The director this time is William Friedkin. And the ensemble cast, as earlier, is uniformly outstanding in a movie whose intimacy and physical snugness are ideal for TV, offering a richness of writing and acting that in theatrical movies too often is precluded by the thundering din of in-your-face special effects.

If only those walls could talk? They do in “12 Angry Men,” delivering a blistering earful that belies its cocooned closeness and elevates talking heads to art that transfixes. As Lumet recalled on the cable channel Bravo recently about making the earlier movie when he was young and fearless: “Someone said, ‘You’re gonna have 12 guys in a single room for two hours?’ I said, ‘Yeah, what’s the problem?’ ”

No problem on the screen, as it turned out, for Rose’s words, and what they reveal about the characters who speak them, easily hold your interest despite the confined setting and the script’s basic predictability.

Friedkin’s staging for Showtime, too, exploits the spatial tightness, having you share the claustrophobia as tensions simmer, build, then explode inside this decrepit foxhole of a Queens, N.Y. jury room where the fate of a young Latino accused of fatally stabbing his father is being decided.

With two eyewitnesses having testified against him, and his alibi soft, conviction appears to be a no-brainer. So . . . just take a quick vote, call the bailiff and get the hell out of there, because Tony Danza’s strident Juror No. 7 (names aren’t used during these deliberations) has tickets to the Yankees game, and his fellow jurors also want this over in a jiffy, without discussion.

With one exception--for when the jury votes initially, it’s 11-1, with Jack Lemmon’s Juror No. 1 the skeptical holdout. Initiating a methodical reevaluation of the evidence, he utilizes his architect’s knowledge of space and distance to raise doubts about the prosecution case.


His cool precision and logic set up the drama’s most combustible conflict, between him and George C. Scott’s Juror No. 3, a seething, uncompromising hair-trigger for conviction whose views of the accused man are shaped by his bitterness toward his own son. His fury and impatience grow (“Everybody’s heart is starting to bleed for this little kid. . . .”) as the guilty votes gradually peel away.

Nearly as fiery is Mykelti Williamson’s Juror No. 10, a sort of unfrocked Black Muslim whose hatred of whites gives Rose’s original palette of emotions and biases a more contemporary hue. He’s one of four African Americans added to the previously all-white juror panel. Otherwise, the play survives virtually unchanged.

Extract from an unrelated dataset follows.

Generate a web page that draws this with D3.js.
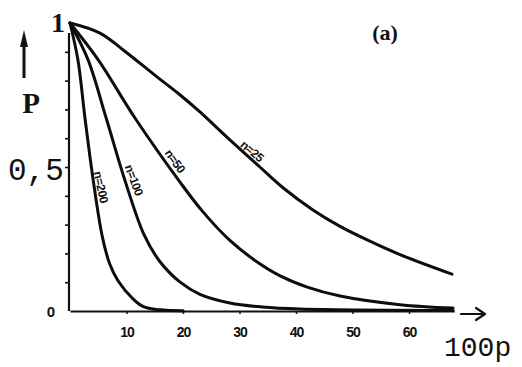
<!DOCTYPE html>
<html>
<head>
<meta charset="utf-8">
<script src="https://cdn.jsdelivr.net/npm/d3@7/dist/d3.min.js"></script>
<style>
  html, body { margin: 0; padding: 0; background: #fff; }
  svg { display: block; }
</style>
</head>
<body>
<script>
// Acceptance probability P against percent defective 100p, one curve per sample size n.
const sampleSizes = [200, 100, 50, 25];

const curveN200 = [[0,1],[1.4,0.872],[2.65,0.67],[4.1,0.455],[5.7,0.26],[7,0.165],[8.5,0.105],[11,0.045],[12.9,0.016],[15.9,0.004],[20,0.001]];
const curveN100 = [[0,1],[3.2,0.872],[6.4,0.67],[9.7,0.455],[13.1,0.265],[15.9,0.172],[19.5,0.1],[23,0.058],[28.3,0.028],[34,0.014],[40.7,0.007],[67.8,0.002]];
const curveN50  = [[0,1],[5,0.872],[11.5,0.67],[19.6,0.444],[23.5,0.345],[28.3,0.245],[33,0.172],[37.2,0.122],[42,0.083],[47.8,0.052],[58.4,0.022],[67.8,0.01]];
const curveN25  = [[0,1],[5.3,0.965],[10.1,0.896],[15,0.819],[19.5,0.75],[23,0.691],[28.3,0.594],[33.6,0.5],[37.7,0.428],[43,0.351],[47.8,0.294],[52.6,0.247],[58.4,0.196],[67.6,0.128]];

const xTicks = [10, 20, 30, 40, 50, 60];
const yMinorTicks = [0.1, 0.2, 0.3, 0.4, 0.5, 0.6, 0.7, 0.8, 0.9];

const curves = [curveN200, curveN100, curveN50, curveN25];

const W = 522, H = 367;
const svg = d3.select("body").append("svg").attr("width", W).attr("height", H);

const x = d3.scaleLinear().domain([0, 68]).range([70, 454.2]);
const y = d3.scaleLinear().domain([0, 1]).range([311, 23]);

// x axis
const xAxis = svg.append("g")
  .attr("transform", `translate(0,${y(0)})`)
  .call(d3.axisBottom(x).tickValues(xTicks).tickSize(3).tickSizeOuter(0).tickPadding(13).tickFormat(d3.format("d")));
xAxis.select(".domain").attr("stroke", "#111").attr("stroke-width", 2.2);
xAxis.selectAll(".tick line").attr("stroke", "#111").attr("stroke-width", 1.5);
xAxis.selectAll(".tick text")
  .attr("fill", "#111")
  .style("font", "bold 14px 'Liberation Sans', sans-serif")
  .style("letter-spacing", "-1px");

// x axis arrow
svg.append("path")
  .attr("d", "M461,314 L484,314 M476,308 L485,314 L476,320")
  .attr("fill", "none").attr("stroke", "#111").attr("stroke-width", 2.2)
  .attr("stroke-linecap", "round").attr("stroke-linejoin", "round");

// y axis
const yAxis = svg.append("g")
  .attr("transform", `translate(${x(0) - 1},0)`)
  .call(d3.axisLeft(y).tickValues(yMinorTicks).tickSize(4).tickSizeOuter(0).tickFormat(""));
yAxis.select(".domain").remove();
yAxis.selectAll(".tick line").attr("stroke", "#111").attr("stroke-width", 1.6);
svg.append("line")
  .attr("x1", x(0) - 1).attr("x2", x(0) - 1)
  .attr("y1", y(0)).attr("y2", y(0.965))
  .attr("stroke", "#111").attr("stroke-width", 2.2);

// curves
const line = d3.line()
  .x(d => x(d[0]))
  .y(d => y(d[1]))
  .curve(d3.curveCatmullRom.alpha(0.5));

svg.append("g").selectAll("path")
  .data(curves)
  .join("path")
  .attr("d", line)
  .attr("fill", "none")
  .attr("stroke", "#0d0d0d")
  .attr("stroke-width", 3)
  .attr("stroke-linecap", "round");

// curve labels, set along each curve
const labelSpots = [
  { px: 101, py: 187, rot: 78 },
  { px: 134, py: 180, rot: 70 },
  { px: 175, py: 161, rot: 55 },
  { px: 252, py: 151, rot: 40 }
];
svg.append("g").selectAll("text")
  .data(sampleSizes)
  .join("text")
  .attr("transform", (d, i) => `translate(${labelSpots[i].px},${labelSpots[i].py}) rotate(${labelSpots[i].rot})`)
  .attr("text-anchor", "middle")
  .attr("dy", "0.35em")
  .attr("fill", "#111")
  .style("font", "bold 12px 'Liberation Sans', sans-serif")
  .style("letter-spacing", "-0.5px")
  .text(d => `n=${d}`);

// y axis labels
svg.append("text").attr("x", 58).attr("y", 32).attr("text-anchor", "middle")
  .style("font", "bold 28px 'Liberation Serif', serif").attr("fill", "#111").text("1");
svg.append("text").attr("x", 8).attr("y", 180)
  .style("font", "31px 'Liberation Mono', monospace").attr("fill", "#111").text("0,5");
svg.append("text").attr("x", 51).attr("y", 317).attr("text-anchor", "middle")
  .style("font", "bold 15px 'Liberation Sans', sans-serif").attr("fill", "#111").text("0");

// axis titles
svg.append("text").attr("x", 31).attr("y", 113).attr("text-anchor", "middle")
  .style("font", "bold 29px 'Liberation Serif', serif").attr("fill", "#111").text("P");
svg.append("line")
  .attr("x1", 24).attr("x2", 24).attr("y1", 78).attr("y2", 44)
  .attr("stroke", "#111").attr("stroke-width", 3);
svg.append("path")
  .attr("d", "M24,30 L28,47 L20,47 Z").attr("fill", "#111");

svg.append("text").attr("x", 444).attr("y", 356)
  .style("font", "28px 'Liberation Mono', monospace").attr("fill", "#111").text("100p");

// panel tag
svg.append("text").attr("x", 385).attr("y", 40).attr("text-anchor", "middle")
  .style("font", "bold 22px 'Liberation Serif', serif").attr("fill", "#111").text("(a)");
</script>
</body>
</html>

Although Lemmon’s role is the most pivotal and Williamson’s and Scott’s the showiest, as memorable in quieter moments are Hume Cronyn’s spiny octogenarian and Edward James Olmos’ thoughtful, fair-minded watchmaker. And yes, sitcom maven Danza, who has a new series on NBC this fall, holds his own in this snazzy cast, which also includes Courtney B. Vance, Ossie Davis, Armin Mueller-Stahl, Dorian Harewood, James Gandolfini and William Petersen.

Had this been a real case, probably a third of this jury would have been rejected by the defense during pretrial screening. Surely there would be some female jurors, too. Although having all males produces a distinctive dynamic (and “12 Angry Persons” would be an iffy title), there’s something surreal about a single-gender jury in 1997.

What’s more, the defendant’s attorney must be a real schnook to miss some of the things that Rose’s script has him overlooking to his client’s detriment. And what’s with the jury’s wall-unit air-conditioner, whose failure to work has temperatures inside the sweltering room rising along with tempers? Instead of pounding on the thing and initially sweating it out, wouldn’t they ask for it to be fixed once it was clear they’d be there for hours, not minutes?

In nearly all areas, though, “12 Angry Men” succeeds both as topical TV theater and commentary on behavior in a society teeming with hot-button social issues, using its corps of highly able actors to honor the solitary iconoclast resisting the herd’s mistaken collective wisdom. And to affirm that the meatiest, best-executed TV movies continue to be on cable.



“12 Angry Men” premieres at 9 p.m. Sunday on Showtime. It has been rated TV-PG (may not be appropriate for young children).